In the event, Waddington and Maskelyne's view of the transit of Venus on 6 July 1761 was thwarted by clouds. However, the voyages to and from the island proved to be very significant to the subsequent careers of both men as they used it to make longitude determinations by the lunar-distance method testing the accuracy of lunar tables calculated by Tobias Mayer. Maskelyne's log of the voyage records their efforts to do this, with the assistance of officers from the ship, and refers to the use of "Mr Waddington's Quadrant", a Hadley's quadrant adapted by him to better facilitate lunar-distance observations Waddington kept his own account of the voyages, and seems to have produced more accurate observations than Maskelyne. He told Piggott that their observations "finds a Practical & Certain Method" of determining longitude "& may be depended upon to one Degree of Longitude". This wording and degree of accuracy echoes that in the 1714 Longitude Act, which offered a reward of £10,000 for methods that kept or found longitude to within a degree.

==Subsequent career==
Waddington returned from Saint Helena before Maskelyne, who stayed on to attempt observations of the parallax of Sirius. He arrived back in London on 21 September 1761 and began to forge a career around providing teaching and texts on navigation, particularly the lunar-distance method of finding longitude. Waddington, having announced publicly by his method longitude "may be generally obtained to less than half a Degree, and always to less than One Degree", hoped that he might be in a position to receive a reward from the Board of Longitude. His contribution was a method of observing and computing the data, but was based on Mayer's lunar tables and the earlier publication of precomputed tables and rules by Nicolas-Louis de Lacaille. His 1763 Practical Method for Finding the Longitude included such instructions and tables, which he claimed would reduce the necessary computation from several hours to three-quarters of an hour. Maskelyne, on his return to London, produced his own version of such a text in the same year, The British Mariner's Guide, although never seems to have expected a reward from the Board of Longitude for his effort.

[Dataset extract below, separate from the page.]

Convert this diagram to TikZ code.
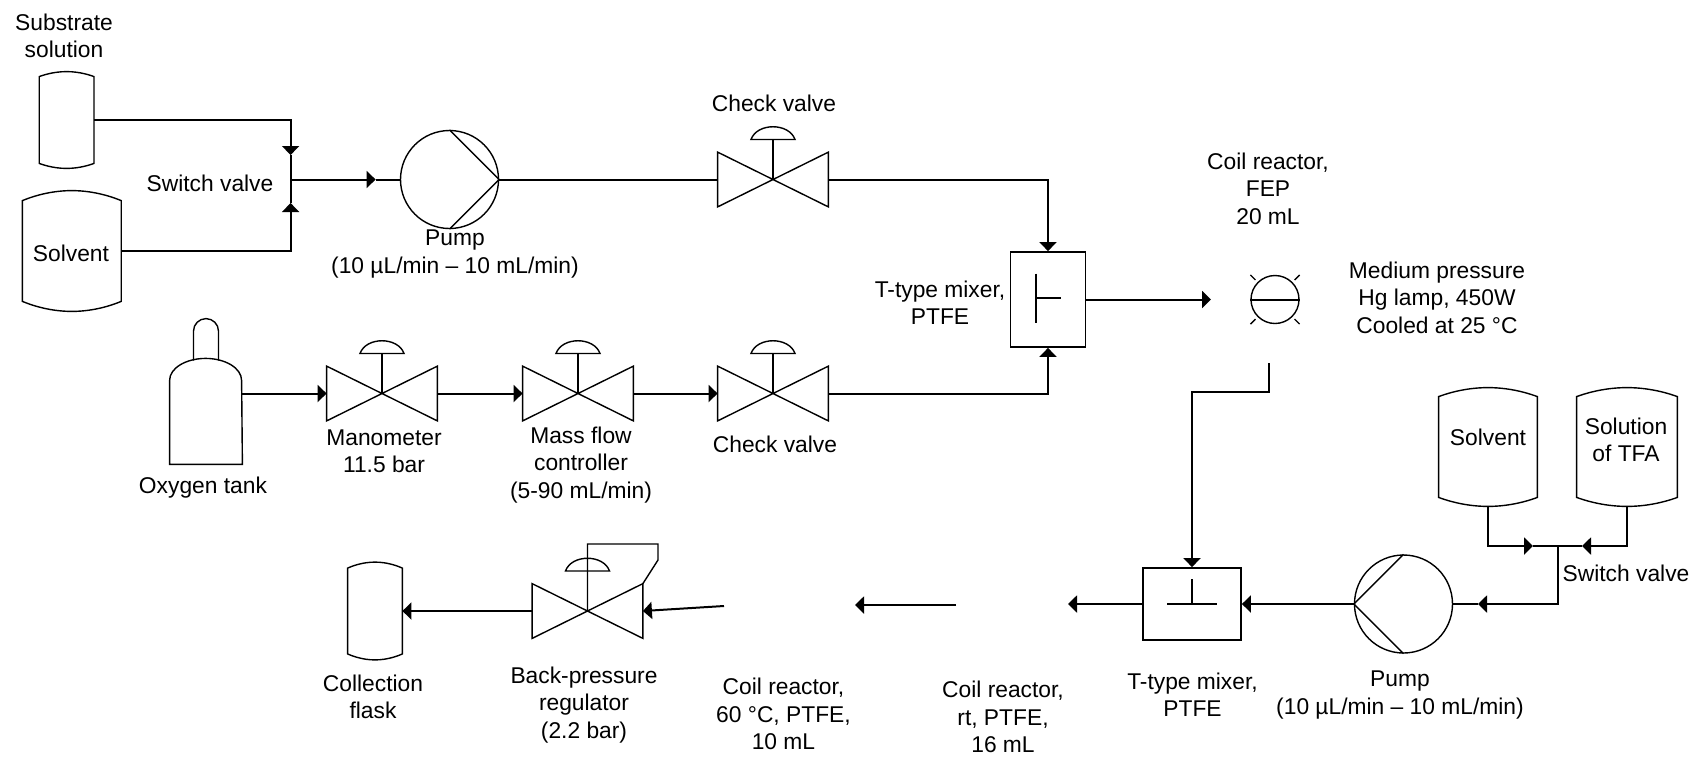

Waddington styled himself "Teacher of Mathematics at the Mathematical Academy in Three Tun-court, Mile's-lane, London", where he taught officers of the East India Company and also sold Hadley's quadrants. In 1763 he attempted, unsuccessfully, to gain employment from the Royal Society. By 1764 he had moved to Rolls Building, Chancery Lane. He reported to Piggott his hopes that he and Maskelyne might gain the interest of the Board of Longitude but his only formal approach to them seems to have been in 1771, when a petition was read at a meeting on 11 May stating that he had much improved, and successfully trialled, the steering compass, or binnacle.

In 1777 he published his longest and most comprehensive work, An Epitome of Theoretical and Practical Navigation. As The Edinburgh Magazine reported in 1778, he claimed that the book could "teach the young navigator every particular essential to his art, without his being under the necessity of having recourse to any other author."

Waddington's will, dated 12 May 1775 and proved posthumously in 1779, states his address as Downing Street, Westminster. His wife, Margaret, was the beneficiary.